I had the opportunity to read a truly awful piece of nonsense this weekend about the "viewability" problem with online advertising.
This putrid thing was written by the ceo of an online media company. He wasted 10 minutes of my life with a logic-torturing argument that came to the conclusion that invisible ads are actually a good thing.
Of course, as we have written many times before, all these knucklehead apologists (for the fact that half of all online ads never appear before a live human) start with the John Wanamaker quote about "half my ads..." you know the rest. The morons always start with this quote. Always.

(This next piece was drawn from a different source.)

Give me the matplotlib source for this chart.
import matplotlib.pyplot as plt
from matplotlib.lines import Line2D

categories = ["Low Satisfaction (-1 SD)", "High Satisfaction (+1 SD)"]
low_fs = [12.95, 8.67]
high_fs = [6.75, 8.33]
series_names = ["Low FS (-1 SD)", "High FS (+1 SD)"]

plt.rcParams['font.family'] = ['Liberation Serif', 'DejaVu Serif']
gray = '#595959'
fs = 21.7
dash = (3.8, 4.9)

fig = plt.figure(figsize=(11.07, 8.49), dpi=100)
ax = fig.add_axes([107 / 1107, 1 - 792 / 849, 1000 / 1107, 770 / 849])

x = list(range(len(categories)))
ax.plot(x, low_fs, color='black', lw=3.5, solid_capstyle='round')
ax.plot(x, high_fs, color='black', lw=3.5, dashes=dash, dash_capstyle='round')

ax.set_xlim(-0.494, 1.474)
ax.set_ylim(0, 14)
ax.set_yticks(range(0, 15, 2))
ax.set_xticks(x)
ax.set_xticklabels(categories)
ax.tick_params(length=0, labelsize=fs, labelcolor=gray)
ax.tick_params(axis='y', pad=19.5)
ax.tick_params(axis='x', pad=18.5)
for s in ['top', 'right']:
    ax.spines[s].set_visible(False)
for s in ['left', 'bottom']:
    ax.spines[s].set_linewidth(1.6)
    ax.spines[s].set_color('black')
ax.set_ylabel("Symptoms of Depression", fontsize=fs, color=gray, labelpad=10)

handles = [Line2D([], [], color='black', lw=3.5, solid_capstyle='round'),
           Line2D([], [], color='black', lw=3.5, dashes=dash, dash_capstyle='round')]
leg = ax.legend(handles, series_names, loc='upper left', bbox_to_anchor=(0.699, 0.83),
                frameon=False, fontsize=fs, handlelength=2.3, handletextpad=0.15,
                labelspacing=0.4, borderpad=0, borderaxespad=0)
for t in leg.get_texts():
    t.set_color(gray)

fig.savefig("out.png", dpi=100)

Then they try to equate invisibility with inattention:
"When do we hear about TV ads not being watched, or how about radio ads not being heard? Or even newspaper ads when the page is not turned?"Okay, amigo, I'm going to explain this to you and your drooling propagandists one more time. Then I'm going to show it to you with pictures -- like a 5-year-old -- so maybe you'll get it.
There is a difference between people not paying attention to an ad, and an ad not running. All advertising is subject to inattention (especially your precious banner ads.) But if 50% of online ads are invisible (as The Wall Street Journal reported) then an online advertiser is in double jeopardy.

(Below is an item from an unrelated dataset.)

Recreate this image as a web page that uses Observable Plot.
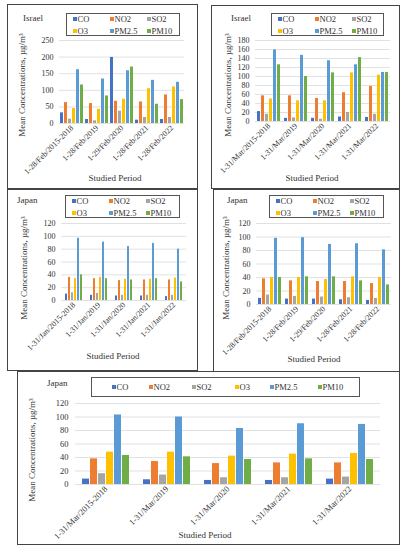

First, half his ads don't appear. And then the half that do appear are still subject to "the Wanamaker effect."
Here it is in pictures.
We start with two campaigns (represented below by two ads for Billboard magazine.) One is a traditional ad and one is an online display ad.
When only half of the advertising you are buying is visible, and half of that is ignored, 75% of you advertising money is wasted.

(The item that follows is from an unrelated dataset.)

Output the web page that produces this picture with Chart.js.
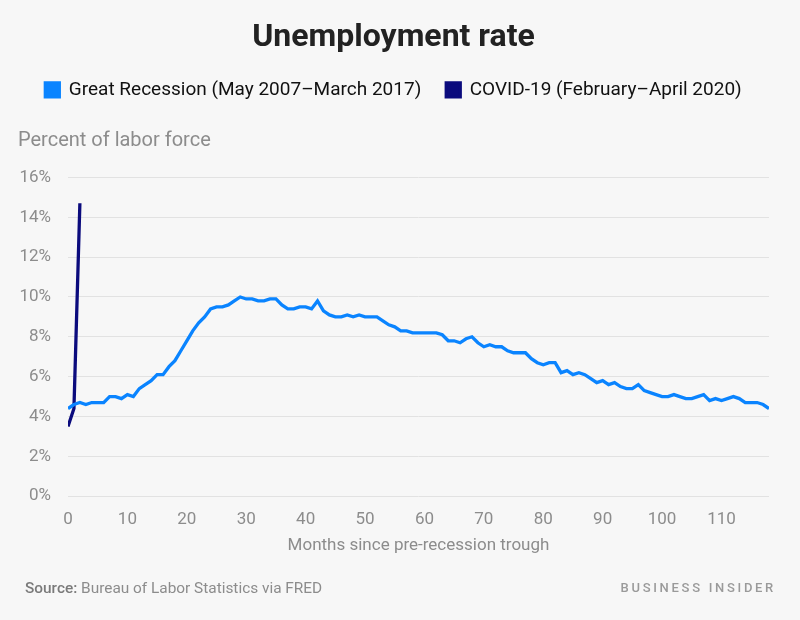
<!DOCTYPE html>
<html>
<head>
<meta charset="utf-8">
<title>Unemployment rate</title>
<script src="https://cdn.jsdelivr.net/npm/chart.js@4.4.1/dist/chart.umd.min.js"></script>
<style>
  html, body { margin: 0; padding: 0; background: #f7f7f7; }
  #wrap { width: 800px; height: 620px; }
</style>
</head>
<body>
<div id="wrap"><canvas id="chart" width="800" height="620"></canvas></div>
<script>
// ==========================
// Data (monthly unemployment rate, %)
// ==========================
const recessionLabel = "Great Recession (May 2007\u2013March 2017)";
const covidLabel = "COVID-19 (February\u2013April 2020)";

// May 2007 .. March 2017, month 0 = May 2007
const recessionRates = [
    4.4, 4.6, 4.7, 4.6, 4.7, 4.7, 4.7, 5.0,
    5.0, 4.9, 5.1, 5.0, 5.4, 5.6, 5.8, 6.1, 6.1, 6.5, 6.8, 7.3,
    7.8, 8.3, 8.7, 9.0, 9.4, 9.5, 9.5, 9.6, 9.8, 10.0, 9.9, 9.9,
    9.8, 9.8, 9.9, 9.9, 9.6, 9.4, 9.4, 9.5, 9.5, 9.4, 9.8, 9.3,
    9.1, 9.0, 9.0, 9.1, 9.0, 9.1, 9.0, 9.0, 9.0, 8.8, 8.6, 8.5,
    8.3, 8.3, 8.2, 8.2, 8.2, 8.2, 8.2, 8.1, 7.8, 7.8, 7.7, 7.9,
    8.0, 7.7, 7.5, 7.6, 7.5, 7.5, 7.3, 7.2, 7.2, 7.2, 6.9, 6.7,
    6.6, 6.7, 6.7, 6.2, 6.3, 6.1, 6.2, 6.1, 5.9, 5.7, 5.8, 5.6,
    5.7, 5.5, 5.4, 5.4, 5.6, 5.3, 5.2, 5.1, 5.0, 5.0, 5.1, 5.0,
    4.9, 4.9, 5.0, 5.1, 4.8, 4.9, 4.8, 4.9, 5.0, 4.9, 4.7, 4.7,
    4.7, 4.6, 4.4
];

// February .. April 2020
const covidRates = [3.5, 4.4, 14.7];

const yTicks = [0, 2, 4, 6, 8, 10, 12, 14, 16];
const xTicks = [0, 10, 20, 30, 40, 50, 60, 70, 80, 90, 100, 110];

const FONT = "Roboto, 'Liberation Sans', sans-serif";
const GRAY = "#8c8c8c";

// ==========================
// Footer text (source + brand)
// ==========================
const footerPlugin = {
    id: "footer",
    afterDraw(chart) {
        const ctx = chart.ctx;
        ctx.save();
        ctx.textBaseline = "middle";
        ctx.textAlign = "left";
        ctx.fillStyle = "#7a7a7a";
        ctx.font = "500 15.4px " + FONT;
        ctx.fillText("Source:", 25, 589);
        const w = ctx.measureText("Source: ").width;
        ctx.fillStyle = "#8c8c8c";
        ctx.font = "400 15.4px " + FONT;
        ctx.fillText("Bureau of Labor Statistics via FRED", 25 + w, 589);

        ctx.textAlign = "right";
        ctx.fillStyle = "#9a9a9a";
        ctx.font = "500 13px " + FONT;
        ctx.letterSpacing = "2.7px";
        ctx.fillText("BUSINESS INSIDER", 776, 589);
        ctx.restore();
    }
};

const bgPlugin = {
    id: "bg",
    beforeDraw(chart) {
        const ctx = chart.ctx;
        ctx.save();
        ctx.fillStyle = "#f7f7f7";
        ctx.fillRect(0, 0, chart.width, chart.height);
        ctx.restore();
    }
};

// ==========================
// Chart
// ==========================
new Chart(document.getElementById("chart"), {
    type: "line",
    data: {
        datasets: [
            {
                label: recessionLabel,
                data: recessionRates.map((v, i) => ({ x: i, y: v })),
                borderColor: "#0a84ff",
                backgroundColor: "#0a84ff",
                borderWidth: 3.3,
                pointRadius: 0,
                tension: 0
            },
            {
                label: covidLabel,
                data: covidRates.map((v, i) => ({ x: i, y: v })),
                borderColor: "#0b0b7d",
                backgroundColor: "#0b0b7d",
                borderWidth: 3.3,
                pointRadius: 0,
                tension: 0
            }
        ]
    },
    options: {
        responsive: false,
        animation: false,
        layout: { padding: { left: 18, right: 31, top: 0, bottom: 64 } },
        plugins: {
            title: {
                display: true,
                text: "Unemployment rate",
                color: "#222",
                font: { family: FONT, size: 32, weight: "bold" },
                padding: { top: 19, bottom: -2 }
            },
            legend: {
                display: true,
                weight: 1800,
                labels: {
                    boxWidth: 14,
                    boxHeight: 14,
                    padding: 25,
                    color: "#111",
                    font: { family: FONT, size: 19 }
                }
            },
            subtitle: {
                display: true,
                text: "Percent of labor force",
                align: "start",
                color: GRAY,
                font: { family: FONT, size: 20 },
                padding: { top: 20, bottom: 24 }
            },
            tooltip: { enabled: false }
        },
        scales: {
            x: {
                type: "linear",
                min: 0,
                max: 118,
                border: { display: false },
                grid: { display: false, drawTicks: false },
                afterBuildTicks(scale) {
                    scale.ticks = xTicks.map(v => ({ value: v }));
                },
                ticks: {
                    color: GRAY,
                    padding: 13,
                    maxRotation: 0,
                    font: { family: FONT, size: 17 }
                },
                title: {
                    display: true,
                    text: "Months since pre-recession trough",
                    color: GRAY,
                    font: { family: FONT, size: 17 },
                    padding: { top: -7, bottom: 0 }
                }
            },
            y: {
                min: 0,
                max: 16,
                border: { display: false },
                grid: { color: "#e2e2e2", lineWidth: 1, drawTicks: false },
                afterBuildTicks(scale) {
                    scale.ticks = yTicks.map(v => ({ value: v }));
                },
                afterFit(scale) {
                    scale.width = 50;
                },
                ticks: {
                    color: GRAY,
                    padding: 17,
                    font: { family: FONT, size: 17 },
                    callback: v => v + "%"
                }
            }
        }
    },
    plugins: [bgPlugin, footerPlugin]
});
</script>
</body>
</html>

The truth, of course, is much more damaging to online advertising because way more online advertising is ignored than TV advertising. But I'm too exhausted to get into that.
The great thing about this guy's article is that once you get past the stupidity, you get to the real point. He thinks invisible advertising is not a problem because even though the advertiser gets royally screwed, it still provides him -- the ceo of a media company -- with precious data.
I've got news for you, pal. Advertisers aren't in business to provide you with anything.